1. Why is it that primary sex ratio at fertilization may be as high as 165:100 (see for example: Tricomi, 1960; Shettles, 1964; Serr & Ismajovich, 1963; Lee & Takano, 1970; McMillen, 1979; Kellokumpu-Lehtinen & Pelliniemi, 1984; Vatten, 2004; C3 Newsletter 13/2) but it falls down to 106:100 at birth in humans (and similarly in most mammals) but nobody thinks about the reasons/implications of this? A continuation of this process (elimination of excess males) is the increased morbidity and mortality of male infants and children (well-known male disadvantage (Stevenson, 2000) or fragile male (Kraemer, 2000), which has evolutionary explanations (Trivers & Willard, 1973; Wells, 2000; Dorak, 2002)). Could the sex-chromosomes be involved? [One reason must be the male-specific lethality associated with X-linked dominant diseases but this is not frequent enough to explain the huge loss.]
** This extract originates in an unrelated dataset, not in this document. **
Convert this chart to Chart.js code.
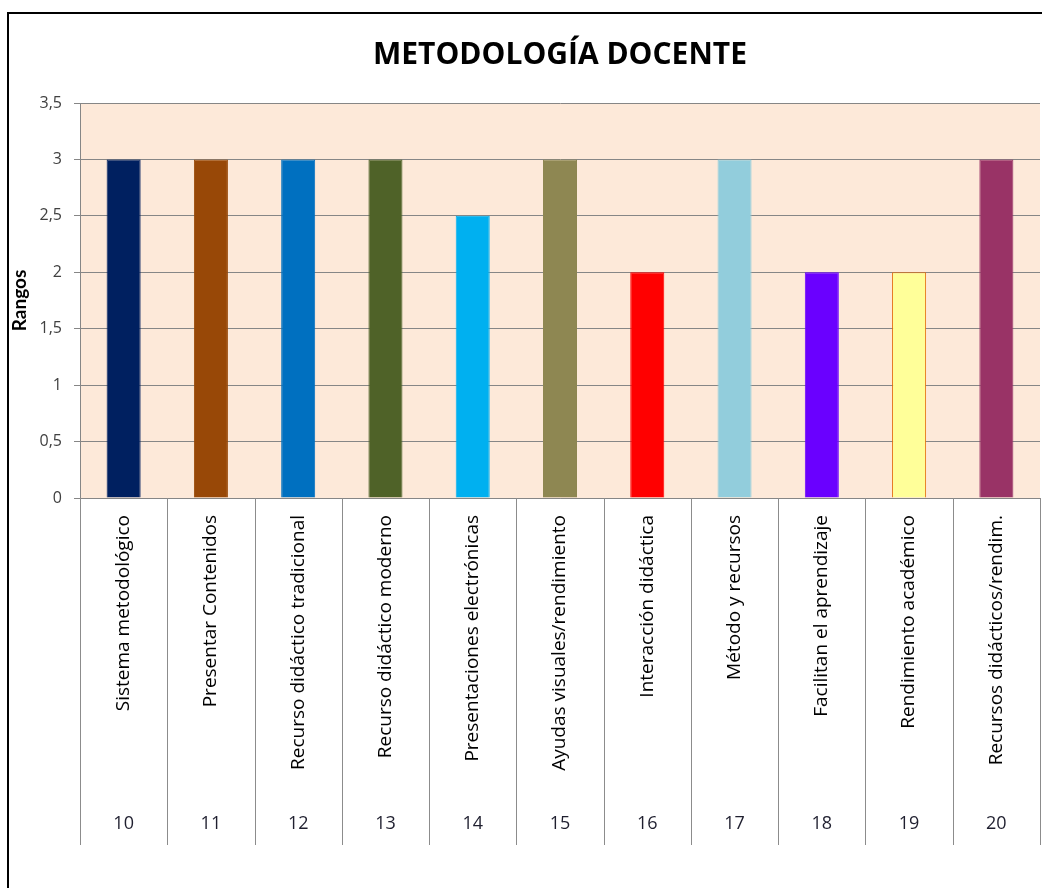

2. Why is everybody acknowledging that the carrier frequency for HFE-C282Y (causing hereditary hemochromatosis) and CYP21A2 mutations (causing congenital adrenal hyperplasia) is so high (more than 1 in 50 people carry them in some populations) but not much is done about their implications in public health?
M.Tevfik Dorak, MD, PhD
Last updated on 24 March 2014